The royal sculpture collection consists of classic and modern sculptures and is found in palaces, gardens and in the squares that surround the royal buildings.
Several sculptures are included in the royal collections: Classical, life-sized statues in bronze or marble, busts of royal personalities, small decorative sculptures in porcelain or metal, and exotic African figures in wood and pearl. The sculptures are found in palaces, gardens and in the squares that surround the royal buildings.
Best known is Jacques-François-Joseph Saly’s equestrian statue of Frederik V in the Amalienborg Palace Square. The statue stood completed in 1771 and portrays the king as a powerful Roman ruler with a laurel wreath symbolising the absolute monarch’s rule. The statue was raised as a congratulation to the king in the centre of his new quarter of town, Frederiksstaden. The equestrian statue of Frederik V is considered one of the world’s most perfect and was included in the Danish culture canon in 2006.

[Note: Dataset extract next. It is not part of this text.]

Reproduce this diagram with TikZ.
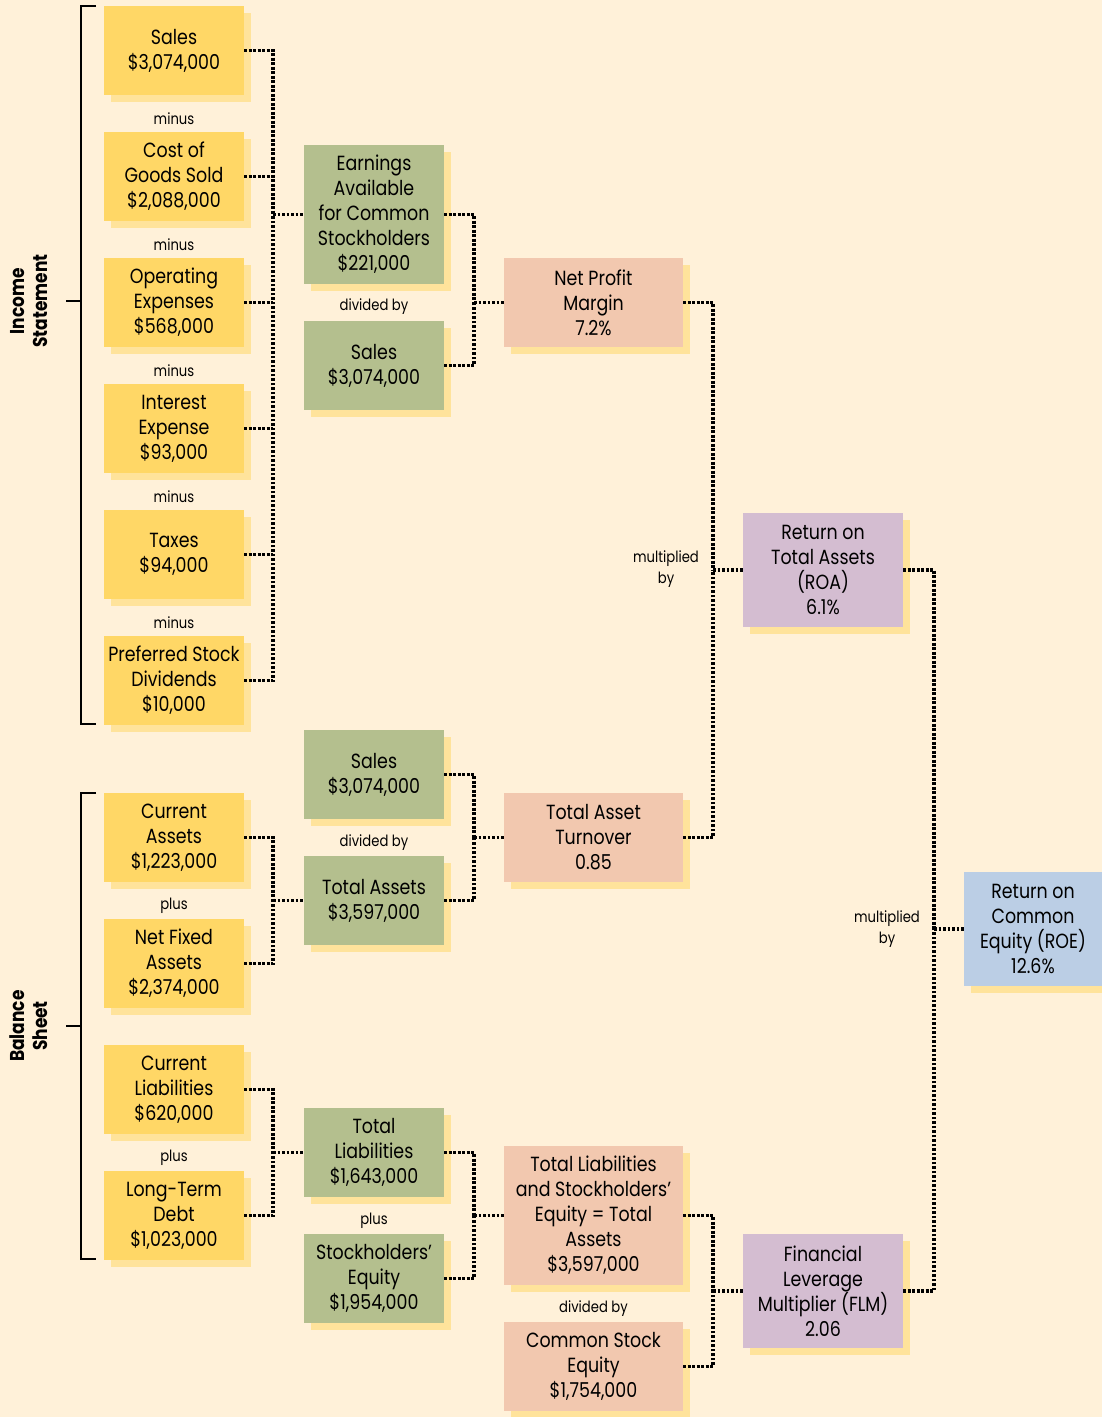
\documentclass[tikz,border=0pt]{standalone}
\usepackage{fontspec}
\setmainfont{Poppins}[FakeStretch=0.85]
\usetikzlibrary{shadows}
\definecolor{bgcream}{HTML}{FFF1D9}
\definecolor{boxyel}{HTML}{FFD766}
\definecolor{shyel}{HTML}{FFE39B}
\definecolor{boxgrn}{HTML}{B4BF8E}
\definecolor{boxsal}{HTML}{F2C8AF}
\definecolor{boxpur}{HTML}{D4BDD1}
\definecolor{boxblu}{HTML}{BBCEE5}

\begin{document}
\begin{tikzpicture}[x=1pt,y=-1pt,
    box/.style   = {inner sep=0pt, align=center,
      font=\fontsize{20.5}{25}\selectfont,
      drop shadow={fill=shyel, opacity=1,
        shadow xshift=7pt, shadow yshift=-7pt}},
    ybox/.style  = {box, fill=boxyel, minimum width=140pt, minimum height=89pt},
    gbox/.style  = {box, fill=boxgrn, minimum width=140pt, minimum height=89pt},
    sbox/.style  = {box, fill=boxsal, minimum width=179pt, minimum height=89pt},
    pbox/.style  = {box, fill=boxpur, minimum width=160pt, minimum height=114pt},
    bbox/.style  = {box, fill=boxblu, minimum width=138pt, minimum height=114pt},
    oplabel/.style = {inner sep=0pt, align=center, font=\fontsize{15.5}{21}\selectfont},
    sidelabel/.style = {inner sep=0pt, align=center, rotate=90,
      font=\fontsize{20}{23}\selectfont\bfseries},
    dotline/.style = {line width=3.4pt, dash pattern=on 2.8pt off 1.7pt},
    bracket/.style = {line width=1.1pt},
  ]
  \useasboundingbox[fill=bgcream] (0,0) rectangle (1102,1417);

  % income statement column
  \node[ybox] (sales)   at (174,50.5)  {Sales\\\$3,074,000};
  \node[ybox] (cogs)    at (174,176.5) {Cost of\\Goods Sold\\\$2,088,000};
  \node[ybox] (opex)    at (174,302.5) {Operating\\Expenses\\\$568,000};
  \node[ybox] (intexp)  at (174,428.5) {Interest\\Expense\\\$93,000};
  \node[ybox] (taxes)   at (174,554.5) {Taxes\\\$94,000};
  \node[ybox] (prefdiv) at (174,680.5) {Preferred Stock\\Dividends\\\$10,000};
  \foreach \y in {119,245,371,497,623}
    \node[oplabel] at (174,\y) {minus};

  % balance sheet column
  \node[ybox] (curassets) at (174,837.5)  {Current\\Assets\\\$1,223,000};
  \node[ybox] (netfixed)  at (174,963.5)  {Net Fixed\\Assets\\\$2,374,000};
  \node[ybox] (curliab)   at (174,1089.5) {Current\\Liabilities\\\$620,000};
  \node[ybox] (ltdebt)    at (174,1215.5) {Long-Term\\Debt\\\$1,023,000};
  \node[oplabel] (plus1) at (174,906)  {plus};
  \node[oplabel] (plus2) at (174,1158) {plus};

  % second column
  \node[gbox, minimum height=139pt] (eacs) at (374,214.5)
    {Earnings\\Available\\for Common\\Stockholders\\\$221,000};
  \node[gbox] (sales2)    at (374,365.5)  {Sales\\\$3,074,000};
  \node[gbox] (sales3)    at (374,774.5)  {Sales\\\$3,074,000};
  \node[gbox] (totassets) at (374,900.5)  {Total Assets\\\$3,597,000};
  \node[gbox] (totliab)   at (374,1152.5) {Total\\Liabilities\\\$1,643,000};
  \node[gbox] (stockeq)   at (374,1278.5) {Stockholders'\\Equity\\\$1,954,000};
  \node[oplabel] (div1) at (374,307)  {divided by};
  \node[oplabel] (div2) at (374,843)  {divided by};
  \node[oplabel] (plus3) at (374,1221) {plus};

  % third column
  \node[sbox] (npm) at (593.5,302.5) {Net Profit\\Margin\\7.2\%};
  \node[sbox] (tat) at (593.5,837.5) {Total Asset\\Turnover\\0.85};
  \node[sbox, minimum height=139pt] (tlse) at (593.5,1215.5)
    {Total Liabilities\\and Stockholders'\\Equity = Total\\Assets\\\$3,597,000};
  \node[sbox] (cse) at (593.5,1366.5) {Common Stock\\Equity\\\$1,754,000};
  \node[oplabel] (div3) at (593.5,1309) {divided by};

  % ratios
  \node[pbox] (roa) at (823,570)  {Return on\\Total Assets\\(ROA)\\6.1\%};
  \node[pbox] (flm) at (823,1291) {Financial\\Leverage\\Multiplier (FLM)\\2.06};
  \node[bbox] (roe) at (1033,929) {Return on\\Common\\Equity (ROE)\\12.6\%};
  \node[oplabel] (mult1) at (666,569) {multiplied\\by};
  \node[oplabel] (mult2) at (887,929) {multiplied\\by};

  % side brackets
  \draw[bracket] (96,6) -- (81,6) -- (81,724) -- (96,724);
  \draw[bracket] (66,301) -- (81,301);
  \node[sidelabel] (islabel) at (29,301) {Income\\Statement};
  \draw[bracket] (96,793) -- (81,793) -- (81,1259) -- (96,1259);
  \draw[bracket] (66,1026) -- (81,1026);
  \node[sidelabel] (bslabel) at (29,1026) {Balance\\Sheet};

  % bus points
  \coordinate (isbus)   at (273,214.5);
  \coordinate (npmbus)  at (474,302.5);
  \coordinate (tabus)   at (273,900.5);
  \coordinate (tatbus)  at (474,837.5);
  \coordinate (tlbus)   at (273,1152.5);
  \coordinate (tlsebus) at (474,1215.5);
  \coordinate (roabus)  at (713,570);
  \coordinate (flmbus)  at (713,1291);
  \coordinate (roebus)  at (934,929);

  % connectors
  \draw[dotline] (sales.east) -| (isbus);
  \draw[dotline] (prefdiv.east) -| (isbus);
  \foreach \n in {cogs,opex,intexp,taxes}
    \draw[dotline] (\n.east) -- (\n.east -| isbus);
  \draw[dotline] (isbus) -- (eacs.west);

  \draw[dotline] (eacs.east) -| (npmbus);
  \draw[dotline] (sales2.east) -| (npmbus);
  \draw[dotline] (npmbus) -- (npm.west);

  \draw[dotline] (curassets.east) -| (tabus);
  \draw[dotline] (netfixed.east) -| (tabus);
  \draw[dotline] (tabus) -- (totassets.west);

  \draw[dotline] (sales3.east) -| (tatbus);
  \draw[dotline] (totassets.east) -| (tatbus);
  \draw[dotline] (tatbus) -- (tat.west);

  \draw[dotline] (curliab.east) -| (tlbus);
  \draw[dotline] (ltdebt.east) -| (tlbus);
  \draw[dotline] (tlbus) -- (totliab.west);

  \draw[dotline] (totliab.east) -| (tlsebus);
  \draw[dotline] (stockeq.east) -| (tlsebus);
  \draw[dotline] (tlsebus) -- (tlse.west);

  \draw[dotline] (npm.east) -| (roabus);
  \draw[dotline] (tat.east) -| (roabus);
  \draw[dotline] (roabus) -- (roa.west);

  \draw[dotline] (tlse.east) -| (flmbus);
  \draw[dotline] (cse.east) -| (flmbus);
  \draw[dotline] (flmbus) -- (flm.west);

  \draw[dotline] (roa.east) -| (roebus);
  \draw[dotline] (flm.east) -| (roebus);
  \draw[dotline] (roebus) -- (roe.west);
\end{tikzpicture}
\end{document}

Inside the palaces at Amalienborg are several sculptures that, like the equestrian statue, support the architecture and make up a part of the permanent lay-out with both a decorative and a symbolic function. In Christian VIII’s Palace, the niches of the Great Hall are adorned with Bertel Thorvaldsen’s marble sculptures of Euterpe and Terpsichore, Greek mythology’s muses for music and dance, which seem an appropriate choice for a ceremonial hall.
The more curious sculptures in the royal collections belong to Rosenborg Palace’s small, but well-preserved, group of wax busts from the 1600s and 1700s. The very life-like, life-sized figures represent, among others, Frederik III and Queen Sophie Amalie, fashionably clad and coiffed in the style of their period, and the queen even wears imitation jewels made of wax and covered by pulverised fish scales.
In the residence palace at Amalienborg, many of the collection’s modern sculptures can be found; among others are Hans Pauli Olsen’s busts of HM The Queen and Prince Henrik and their two sons.
The Royal House’s largest publicly-accessible collection of modern sculptures is found in the park by Marselisborg Palace. Here, through several decades, The Queen and Prince Henrik have gathered some 30 modern sculptures, including a five meter high vase by Peter Brandes along with works by, among others, Piet Hein, Robert Jacobsen, Poul Isbak and Jens Flemming Søren in company with some sculptures by Prince Henrik himself.